Proceedings Volume 11859, Remote Sensing of Clouds and the Atmosphere XXVI; SPIE Remote Sensing
Physics-aware deep edge detection network
September 12, 2021
In this paper, we describe an effort to build a new deep edge detection method designed to detect weather-related phenomena such as clouds and planetary boundary layer heights present in backscatter profile imagery. This method builds on the existing deep model called Holistically-Defined Edge Detection (HED), which was shown to perform better than other information theory and convolutional network techniques for edge detection. Though HED outperforms techniques such as Canny Edge detection, HED’s performance is based on it being trained on natural images with very little noise. Weather-related backscatter profiles, such as those generated from LIDAR-based ceilometers, often contain noise.
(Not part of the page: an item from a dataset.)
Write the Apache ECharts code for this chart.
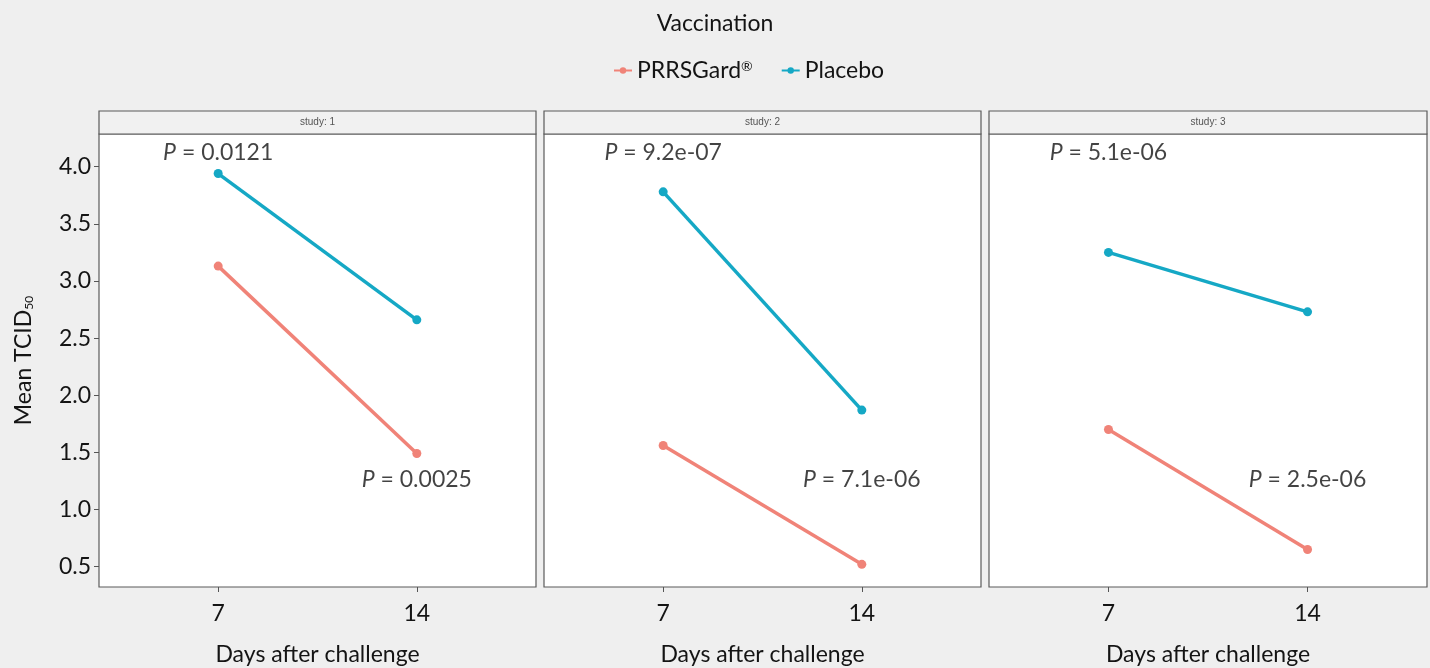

In addition, there is often less of a difference in the pixel density between edges and non-edges, and due to atmospheric dynamics, continuous edges are not always detected in the images. Under these conditions when using HED, subtle but useful edges are lost from side outputs during the fusing process while the network is being trained. Canny Edge detection also does not perform well under these conditions, as it determines edges based on the differences in pixel density. We describe a new edge detection deep network developed specifically for overcoming these issues by applying physics-aware attention mechanisms to the side outputs of the HED learning process. We show how this method is able to learn the subtle edges as opposed to HED or Canny, when used to identify planetary boundary layer heights which involves distinguishing the mixing layer, residual layer, and nocturnal layer in addition to the cloud heights for ceilometerbased backscatter. Though the intent of this network is to learn planetary boundary layer heights and cloud heights, this method could be applied to other weather-related phenomena and applied to backscatter imagery generated from other sources such as satellites.